- 3rd configuration-related global outage in the 2023–2025 period — same root cause each time
- December 2025 — React CVE fix → testing tool error → global killswitch → HTTP 500 across the network
- Same-day postmortem published — Cloudflare's consistency maintained even when it revealed a repeated pattern
- "Months" — the estimated implementation time for staged rollouts, as quoted in the November 2023 postmortem that preceded this outage
- Priority #1 — CTO Dane Knecht's public commitment to staged configuration rollouts after the third incident
- The staged rollout fix that would have prevented this outage was identified two years and two incidents earlier
In late 2025, Cloudflare was rolling out a fix for a React security vulnerability. To do so, they needed to disable an internal testing tool with a global killswitch. The killswitch, unexpectedly, triggered a bug that sent HTTP 500 errors across Cloudflare's entire global network. This was the third major configuration-related global outage in two years.
The Story
In this latest outage, Cloudflare was burnt by yet another global configuration change. The previous outage in November happened thanks to a global database permissions change. This change would make it so that Cloudflare's configuration files do not propagate immediately to the full network, as they still do now. But making all global configuration files have staged rollouts is a large implementation that could take months. Evidently, there wasn't time to make it yet, and it has come back to bite Cloudflare.

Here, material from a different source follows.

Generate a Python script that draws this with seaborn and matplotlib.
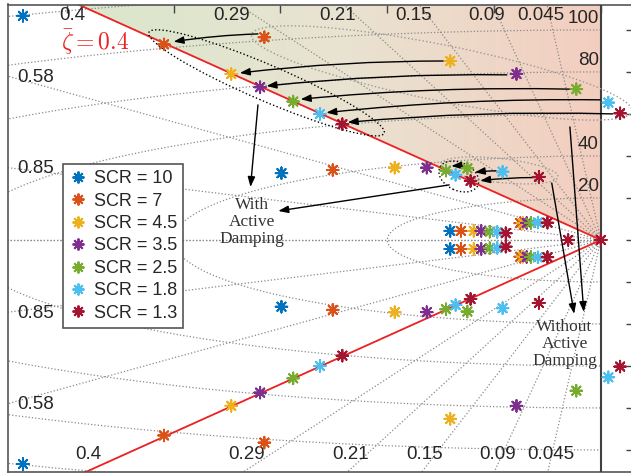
import numpy as np
import pandas as pd
import matplotlib
matplotlib.use("Agg")
import matplotlib.pyplot as plt
import seaborn as sns
from matplotlib.lines import Line2D
from matplotlib.patches import Ellipse, Polygon
from matplotlib.colors import LinearSegmentedColormap
from matplotlib.transforms import ScaledTranslation

# SCR cases (MATLAB default colour order)
SCR = ["10", "7", "4.5", "3.5", "2.5", "1.8", "1.3"]
SCR_COLORS = ["#0072BD", "#D95319", "#EDB120", "#7E2F8E", "#77AC30", "#4DBEEE", "#A2142F"]

nan = np.nan
# Poles in the upper half plane (conjugates get mirrored), one entry per SCR
# dominant pair, without active damping
dom_wo_re = [-54.1, -31.5, -14.1, -7.9, -2.3, 0.7, 1.8]
dom_wo_im = [106.7, 96.5, 85.2, 79.0, 71.8, 65.4, 60.3]
# dominant pair, with active damping
dom_ad_re = [nan, -40.9, -34.6, -31.9, -28.8, -26.3, -24.2]
dom_ad_im = [nan, 93.1, 79.0, 72.7, 65.9, 60.0, 55.1]
# second pair
sec_wo_re = [-29.9, -25.1, -19.3, -16.3, -12.5, -9.2, -5.8]
sec_wo_im = [31.8, 33.3, 34.4, 34.4, 34.1, 32.5, 30.0]
sec_ad_re = [nan, nan, nan, nan, -14.5, -13.6, -12.2]
sec_ad_im = [nan, nan, nan, nan, 33.0, 31.0, 28.1]
# low frequency pairs
low1_re = [-14.1, -13.1, -11.9, -11.2, -10.4, -9.7, -8.9]
low1_im = [4.3, 4.3, 4.3, 4.3, 3.9, 3.8, 3.2]
low2_re = [nan, -7.55, -7.3, -6.95, -6.55, -5.9, -5.0]
low2_im = [nan, 8.0, 8.0, 8.1, 8.1, 8.3, 8.2]
# real poles (SCR = 1.3)
real_re = [-3.06, 0.0]

# s-plane grid
ZETA_TOP = [0.4, 0.29, 0.21, 0.15, 0.09, 0.045]
ZETA_LEFT = [0.58, 0.85]
WN = [20, 40, 60, 80, 100, 120]
WN_LABELS = [20, 40, 80, 100]
ZETA_BAR = 0.4

XLIM = (-55.5, 3.1)
YLIM = (-110.5, 112.1)

# annotation arrows (start -> tip), Re/Im units
ARROWS_AD = [((-32.1, 98.1), (-40.0, 94.4)),
             ((-14.6, 85.2), (-33.8, 79.5)),
             ((-8.8, 78.6), (-31.3, 73.3)),
             ((-2.9, 71.8), (-28.1, 67.0)),
             ((-0.1, 66.7), (-25.7, 60.6)),
             ((1.1, 60.0), (-23.7, 56.0)),
             ((-12.9, 35.2), (-14.0, 35.2)),
             ((-9.8, 32.9), (-11.8, 32.2)),
             ((-6.3, 29.7), (-11.3, 28.2))]
ARROWS_TEXT = [((-32.1, 64.3), (-32.8, 25.2)),
               ((-14.2, 26.2), (-30.2, 13.8)),
               ((-2.9, 53.8), (-1.6, -34.3)),
               ((-4.6, 27.1), (-2.5, -35.2))]
# grouping ellipses: centre (Re, Im), half axes and angle in pixels/degrees
ELLIPSES = [((-31.3, 74.8), 128, 18, -23.2, "k"),
            ((-13.3, 30.2), 21, 14, -25.0, "k"),
            ((-14.9, 79.5), 194, 28, -11.4, "#9a9a9a"),
            ((-9.5, 33.1), 59, 12, -6.2, "#9a9a9a")]

# long table of all poles
rows = []
for re_l, im_l in [(dom_wo_re, dom_wo_im), (dom_ad_re, dom_ad_im),
                   (sec_wo_re, sec_wo_im), (sec_ad_re, sec_ad_im),
                   (low1_re, low1_im), (low2_re, low2_im)]:
    for scr, re, im in zip(SCR, re_l, im_l):
        if np.isnan(re):
            continue
        rows.append((re, im, scr))
        rows.append((re, -im, scr))
for re in real_re:
    rows.append((re, 0.0, "1.3"))
poles = pd.DataFrame(rows, columns=["re", "im", "scr"])

sns.set_style("white")
plt.rcParams["font.family"] = ["Liberation Sans", "DejaVu Sans"]
plt.rcParams["mathtext.fontset"] = "cm"

fig = plt.figure(figsize=(6.31, 4.74), dpi=100)
ax = fig.add_axes([8 / 631, 2 / 474, 626 / 631, 467.5 / 474])

# shaded region above the zeta = 0.4 line
k = np.sqrt(1 - ZETA_BAR ** 2) / ZETA_BAR
re_top = -YLIM[1] / k
bg = LinearSegmentedColormap.from_list("bg", ["#dae7cc", "#e9e3d1", "#f3cebf"])
img = ax.imshow(np.linspace(0, 1, 256).reshape(1, -1), extent=(re_top, 0, 0, YLIM[1]),
                cmap=bg, aspect="auto", origin="lower", zorder=0, interpolation="bilinear")
clip = Polygon([(0, 0), (re_top, YLIM[1]), (0, YLIM[1])], closed=True,
               facecolor="none", edgecolor="none", transform=ax.transData)
ax.add_patch(clip)
img.set_clip_path(clip)

# damping lines and natural frequency curves
R = 400
grid_kw = dict(color="#8a8a8a", ls=":", lw=0.9, zorder=1)
for z in ZETA_TOP + ZETA_LEFT + [1.0]:
    w = np.sqrt(1 - z ** 2)
    ax.plot([0, -R * z], [0, R * w], **grid_kw)
    ax.plot([0, -R * z], [0, -R * w], **grid_kw)
th = np.linspace(np.pi / 2, 3 * np.pi / 2, 400)
for wn in WN:
    ax.plot(wn * np.cos(th), wn * np.sin(th), **grid_kw)

# zeta_bar boundary
wb = np.sqrt(1 - ZETA_BAR ** 2)
ax.plot([0, -R * ZETA_BAR], [0, R * wb], color="#ee2224", lw=1.3, zorder=2)
ax.plot([0, -R * ZETA_BAR], [0, -R * wb], color="#ee2224", lw=1.3, zorder=2)
ax.axvline(0, color="#404040", lw=1.5, zorder=3)

# grid labels
for z in ZETA_TOP:
    x_end = -YLIM[1] * z / np.sqrt(1 - z ** 2)
    ax.annotate(f"{z:g}", (x_end, YLIM[1]), xytext=(-6, -2), textcoords="offset pixels",
                ha="center", va="top", fontsize=13.5, zorder=4)
    x_end = YLIM[0] * z / np.sqrt(1 - z ** 2)
    ax.annotate(f"{z:g}", (x_end, YLIM[0]), xytext=(3, 9), textcoords="offset pixels",
                ha="center", va="bottom", fontsize=13.5, zorder=4)
for z in ZETA_LEFT:
    y_end = -XLIM[0] * np.sqrt(1 - z ** 2) / z
    for sgn in (1, -1):
        ax.annotate(f"{z:g}", (XLIM[0], sgn * y_end), xytext=(9, -1), textcoords="offset pixels",
                    ha="left", va="center", fontsize=13.5, zorder=4)
for wn in WN_LABELS:
    ax.annotate(f"{wn}", (0, wn), xytext=(-2, 3), textcoords="offset pixels",
                ha="right", va="bottom", fontsize=13.5, zorder=4)

# grouping ellipses
for (cx, cy), a, b, ang, col in ELLIPSES:
    tr = fig.dpi_scale_trans + ScaledTranslation(cx, cy, ax.transData)
    ax.add_patch(Ellipse((0, 0), 2 * a / 100, 2 * b / 100, angle=ang, transform=tr,
                         fill=False, ls=":", lw=1.0, edgecolor=col, zorder=4))

# arrows
head = "-|>,head_length=0.6,head_width=0.22"
for start, tip in ARROWS_AD:
    ax.annotate("", xy=tip, xytext=start,
                arrowprops=dict(arrowstyle=head, color="k", lw=1.0, mutation_scale=10,
                                shrinkA=0, shrinkB=0, connectionstyle="arc3,rad=0.03"),
                zorder=5)
for start, tip in ARROWS_TEXT:
    ax.annotate("", xy=tip, xytext=start,
                arrowprops=dict(arrowstyle=head, color="k", lw=1.0, mutation_scale=10,
                                shrinkA=0, shrinkB=0), zorder=5)

# poles
sns.scatterplot(data=poles, x="re", y="im", hue="scr", hue_order=SCR, palette=SCR_COLORS,
                marker=(8, 2, 0), s=70, linewidth=1.4, legend=False, ax=ax, zorder=6,
                clip_on=False)

ax.text(-47.3, 94.3, r"$\bar{\zeta} = 0.4$", color="#ee2224", fontsize=17,
        ha="center", va="center", zorder=6)
ax.text(-32.7, 8.6, "With\nActive\nDamping", family="Liberation Serif", fontsize=12.5,
        color="#333333", ha="center", va="center", linespacing=1.1, zorder=6)
ax.text(-3.4, -49.5, "Without\nActive\nDamping", family="Liberation Serif", fontsize=12.5,
        color="#333333", ha="center", va="center", linespacing=1.1, zorder=6)

handles = [Line2D([], [], ls="none", marker=(8, 2, 0), markersize=8.5, mew=1.4, color=c)
           for c in SCR_COLORS]
leg = ax.legend(handles, [f"SCR = {s}" for s in SCR], loc="upper left",
                bbox_to_anchor=(0.088, 0.659), borderaxespad=0, fontsize=13,
                handlelength=0.9, handletextpad=0.45, labelspacing=0.3, borderpad=0.35,
                fancybox=False, framealpha=1, edgecolor="#555555")
leg.get_frame().set_linewidth(1.2)
leg.set_zorder(7)

ax.set_xlim(XLIM)
ax.set_ylim(YLIM)
ax.set_xticks(np.arange(-50, 1, 10))
ax.set_yticks(np.arange(-100, 101, 20))
ax.tick_params(direction="in", length=6, width=1, top=True, right=True,
               labelbottom=False, labelleft=False, colors="#444444")
ax.set_xlabel("")
ax.set_ylabel("")
for s in ax.spines.values():
    s.set_color("#555555")
    s.set_linewidth(1.2)

fig.savefig("out.png", dpi=100)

— The Pragmatic Engineer newsletter, analysis of the Cloudflare December 2025 outage
By December 2025, Cloudflare had experienced two major configuration-related global outages and had identified staged configuration rollouts as the primary systemic fix. That fix was still not fully implemented. Then came a React CVE (a Common Vulnerabilities and Exposures report for a security flaw in the React JavaScript library — CVEs trigger mandatory patching workflows across the industry). Cloudflare was deploying a fix for it in their internal tooling. The patch introduced an error in an internal testing tool. The team disabled the testing tool with a global killswitch. That killswitch, unexpectedly, triggered a bug in an unrelated code path — causing HTTP 500 errors across Cloudflare's entire network.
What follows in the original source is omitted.